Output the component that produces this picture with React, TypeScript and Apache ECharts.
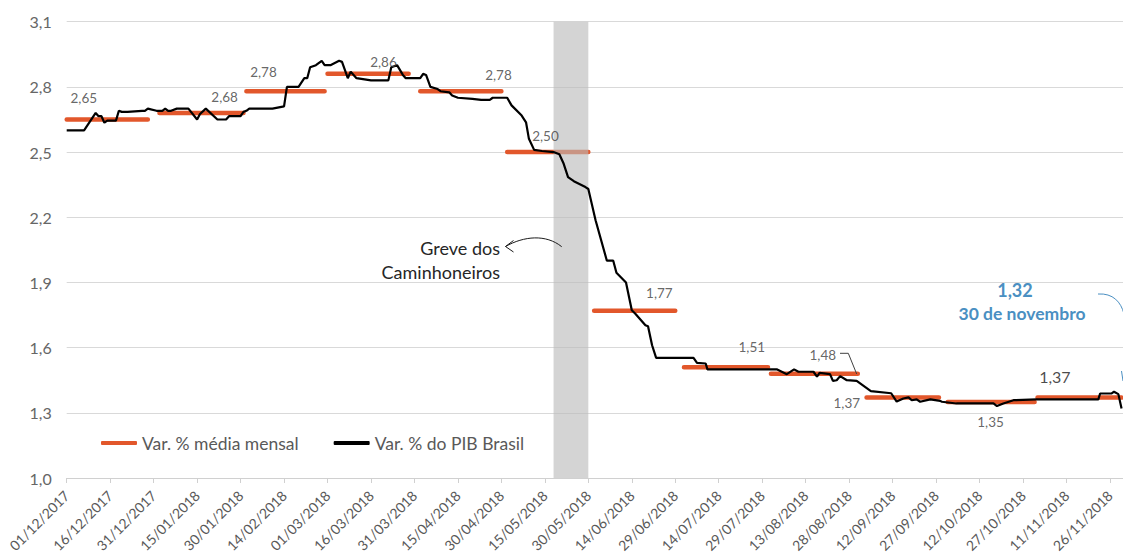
import React, { useEffect, useRef } from "react";
import * as echarts from "echarts";

const START = Date.UTC(2017, 11, 1);

// Monthly average (orange) — first/last business day of each month (day index from 01/12/2017)
const monthNames = ["dez", "jan", "fev", "mar", "abr", "mai", "jun", "jul", "ago", "set", "out", "nov"];
const monthFirstDays = [0, 32, 62, 90, 122, 152, 182, 213, 243, 276, 304, 335];
const monthLastDays = [28, 61, 89, 118, 150, 180, 210, 242, 273, 301, 334, 364];
const monthlyAvg = [2.65, 2.68, 2.78, 2.86, 2.78, 2.5, 1.77, 1.51, 1.48, 1.37, 1.35, 1.37];

// Daily PIB expectation (black)
const pibDays = [
  0, 6, 10, 11, 12, 13, 14, 17, 18, 19, 21, 26, 27, 28, 31, 33, 34, 35, 36, 38, 42, 45, 46, 48, 52, 55, 56, 60, 61, 62, 63,
  71, 75, 76, 80, 82, 83, 84, 86, 88, 89, 91, 94, 95, 97, 98, 100, 105, 111, 112, 114, 116, 117, 122, 123, 124, 125.5, 128,
  129, 132, 133, 135, 140, 143, 146, 147, 152, 153.5, 157, 158.5, 159.5, 161.3, 164, 168, 170, 171.5, 173, 175, 179, 180,
  182.5, 186.4, 188.6, 189.7, 193, 195, 196.3, 199.7, 200.6, 202, 203.4, 216.3, 217.5, 220.5, 221.1, 245, 248.5, 251, 252.5,
  257.7, 258.9, 259.8, 263.4, 264.4, 265.7, 266.9, 269.2, 272.6, 277.5, 284.5, 286.4, 288.7, 290.5, 291.6, 293.3, 294.5, 298,
  301.4, 302, 307, 319.8, 321, 323.2, 326.7, 334.7, 356, 356.6, 360.6, 361.4, 362.9, 364,
];
const pibValues = [
  2.6, 2.6, 2.68, 2.665, 2.665, 2.635, 2.645, 2.645, 2.69, 2.685, 2.685, 2.69, 2.69, 2.7, 2.69, 2.69, 2.7, 2.69, 2.69, 2.7, 2.7,
  2.65, 2.675, 2.7, 2.65, 2.65, 2.665, 2.665, 2.685, 2.69, 2.7, 2.7, 2.71, 2.8, 2.8, 2.84, 2.84, 2.89, 2.9, 2.92, 2.9, 2.9,
  2.92, 2.915, 2.84, 2.87, 2.84, 2.83, 2.83, 2.89, 2.9, 2.855, 2.84, 2.84, 2.86, 2.855, 2.8, 2.79, 2.78, 2.775, 2.76, 2.75,
  2.745, 2.74, 2.74, 2.75, 2.75, 2.715, 2.668, 2.637, 2.561, 2.51, 2.505, 2.5, 2.49, 2.446, 2.385, 2.366, 2.339, 2.33, 2.186,
  2.0, 2.0, 1.945, 1.9, 1.772, 1.755, 1.703, 1.698, 1.611, 1.553, 1.553, 1.53, 1.527, 1.5, 1.5, 1.478, 1.5, 1.489, 1.489,
  1.466, 1.484, 1.478, 1.447, 1.45, 1.469, 1.45, 1.447, 1.4, 1.39, 1.352, 1.366, 1.371, 1.358, 1.362, 1.351, 1.362, 1.355,
  1.351, 1.343, 1.343, 1.331, 1.343, 1.358, 1.362, 1.362, 1.389, 1.389, 1.397, 1.386, 1.32,
];

// Strike period (Greve dos Caminhoneiros)
const strikeStartDay = 168;
const strikeEndDay = 180;

// Label styling (anchor days and vertical offsets in px)
const labelAnchorDays = [5.9, 54.5, 67.9, 109.3, 149, 165.2, 204.5, 236.4, 260.9, 269.2, 318.8, 341];
const labelDy = [-21, -16, -19, -12, -16, -16, -18, -20, -19, 5, 20, -21.5];

const FONT = "Lato, 'Open Sans', sans-serif";
const ORANGE = "#E2572B";
const BLUE = "#4A8FC2";

function dayLabel(d: number): string {
  const dt = new Date(START + Math.round(d) * 86400000);
  const dd = String(dt.getUTCDate()).padStart(2, "0");
  const mm = String(dt.getUTCMonth() + 1).padStart(2, "0");
  return `${dd}/${mm}/${dt.getUTCFullYear()}`;
}
const fmt2 = (v: number) => v.toFixed(2).replace(".", ",");

export default function App() {
  const ref = useRef<HTMLDivElement>(null);
  useEffect(() => {
    if (!ref.current) return;
    const chart = echarts.init(ref.current, undefined, { renderer: "svg" });

    const orangeData: any[] = [];
    monthlyAvg.forEach((v, i) => {
      orangeData.push([monthFirstDays[i], v], [monthLastDays[i], v], [monthLastDays[i] + 0.5, "-"]);
    });
    const pibData = pibDays.map((d, i) => [d, pibValues[i]]);

    const labelData = monthlyAvg.map((v, i) => ({
      name: monthNames[i],
      value: [labelAnchorDays[i], v],
      label: {
        offset: [0, labelDy[i]],
        fontSize: i === 11 ? 16 : 13.5,
        color: i === 11 ? "#1a1a1a" : "#404040",
      },
    }));

    chart.setOption({
      animation: false,
      textStyle: { fontFamily: FONT },
      grid: { left: 66.7, right: 0, top: 21.7, bottom: 77, containLabel: false },
      legend: {
        left: 101,
        top: 434,
        padding: 0,
        itemWidth: 36,
        itemHeight: 4,
        itemGap: 35,
        icon: "roundRect",
        textStyle: { fontFamily: FONT, fontSize: 17.5, color: "#595959" },
        data: ["Var. % média mensal", "Var. % do PIB Brasil"],
      },
      xAxis: {
        type: "value",
        min: 0,
        max: 364.5,
        interval: 15,
        splitLine: { show: false },
        axisLine: { show: true, lineStyle: { color: "#d0d0d0", width: 1 } },
        axisTick: { show: true, length: 5, lineStyle: { color: "#d0d0d0" } },
        axisLabel: {
          rotate: 45,
          margin: 15,
          fontSize: 14,
          color: "#595959",
          fontFamily: FONT,
          showMaxLabel: false,
          formatter: (v: number) => dayLabel(v),
        },
      },
      yAxis: {
        type: "value",
        min: 1.0,
        max: 3.1,
        interval: 0.3,
        axisLine: { show: false },
        axisTick: { show: false },
        splitLine: { lineStyle: { color: "#d9d9d9", width: 1 } },
        axisLabel: {
          margin: 15,
          fontSize: 16,
          color: "#666666",
          fontFamily: FONT,
          formatter: (v: number) => v.toFixed(1).replace(".", ","),
        },
      },
      series: [
        {
          name: "Var. % média mensal",
          type: "line",
          z: 2,
          showSymbol: false,
          connectNulls: false,
          data: orangeData,
          itemStyle: { color: ORANGE },
          lineStyle: { color: ORANGE, width: 4.5, cap: "round" },
        },
        {
          name: "strike",
          type: "line",
          z: 3,
          clip: false,
          data: [],
          silent: true,
          markArea: {
            silent: true,
            z: 3,
            itemStyle: { color: "rgba(185,185,185,0.62)" },
            data: [[{ xAxis: strikeStartDay, yAxis: 0.99 }, { xAxis: strikeEndDay, yAxis: 3.131 }]],
          },
        },
        {
          name: "Var. % do PIB Brasil",
          type: "line",
          z: 5,
          showSymbol: false,
          data: pibData,
          itemStyle: { color: "#000000" },
          lineStyle: { color: "#000000", width: 2.2 },
        },
        {
          name: "labels",
          type: "scatter",
          z: 6,
          symbolSize: 0,
          silent: true,
          data: labelData,
          label: {
            show: true,
            position: "inside",
            fontFamily: FONT,
            formatter: (p: any) => fmt2(p.value[1]),
          },
        },
      ],
      graphic: [
        {
          type: "text",
          z: 10,
          style: { text: "Greve dos", x: 500, y: 247.7, align: "right", verticalAlign: "middle", font: `18px ${FONT}`, fill: "#262626" },
        },
        {
          type: "text",
          z: 10,
          style: { text: "Caminhoneiros", x: 500, y: 271.7, align: "right", verticalAlign: "middle", font: `18px ${FONT}`, fill: "#262626" },
        },
        {
          type: "bezierCurve",
          z: 10,
          shape: { x1: 561.7, y1: 246.7, cpx1: 546, cpy1: 234, cpx2: 524, cpy2: 236, x2: 505.5, y2: 246.5 },
          style: { stroke: "#1a1a1a", lineWidth: 1, fill: "none" },
        },
        {
          type: "polyline",
          z: 10,
          shape: { points: [[513.5, 240.5], [505.5, 246.5], [513.5, 252]] },
          style: { stroke: "#1a1a1a", lineWidth: 1, fill: "none" },
        },
        {
          type: "polyline",
          z: 10,
          shape: { points: [[840, 353.3], [848.3, 353.3], [856.7, 374]] },
          style: { stroke: "#404040", lineWidth: 1, fill: "none" },
        },
        {
          type: "text",
          z: 10,
          style: { text: "1,32", x: 1015, y: 290, align: "center", verticalAlign: "middle", font: `bold 18px ${FONT}`, fill: BLUE },
        },
        {
          type: "text",
          z: 10,
          style: { text: "30 de novembro", x: 1022, y: 313, align: "center", verticalAlign: "middle", font: `bold 17.5px ${FONT}`, fill: BLUE },
        },
        {
          type: "bezierCurve",
          z: 10,
          shape: { x1: 1098, y1: 294, cpx1: 1113, cpy1: 293, cpx2: 1121, cpy2: 302, x2: 1124, y2: 314 },
          style: { stroke: BLUE, lineWidth: 1, fill: "none" },
        },
        {
          type: "line",
          z: 10,
          shape: { x1: 1121.5, y1: 371, x2: 1123, y2: 381 },
          style: { stroke: BLUE, lineWidth: 1 },
        },
      ],
    });
    return () => chart.dispose();
  }, []);
  return <div ref={ref} style={{ position: "absolute", left: 0, top: 0, width: 1123, height: 555 }} />;
}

WHAT IS BEING ASKED :: Quote, please, every line of the material above from its start through the line that has "1.37, 1.35, 1.37];", reproducing the words exactly and dropping any images.

SOLUTION BELOW ::
Output the component that produces this picture with React, TypeScript and Apache ECharts.
import React, { useEffect, useRef } from "react";
import * as echarts from "echarts";

const START = Date.UTC(2017, 11, 1);

// Monthly average (orange) — first/last business day of each month (day index from 01/12/2017)
const monthNames = ["dez", "jan", "fev", "mar", "abr", "mai", "jun", "jul", "ago", "set", "out", "nov"];
const monthFirstDays = [0, 32, 62, 90, 122, 152, 182, 213, 243, 276, 304, 335];
const monthLastDays = [28, 61, 89, 118, 150, 180, 210, 242, 273, 301, 334, 364];
const monthlyAvg = [2.65, 2.68, 2.78, 2.86, 2.78, 2.5, 1.77, 1.51, 1.48, 1.37, 1.35, 1.37];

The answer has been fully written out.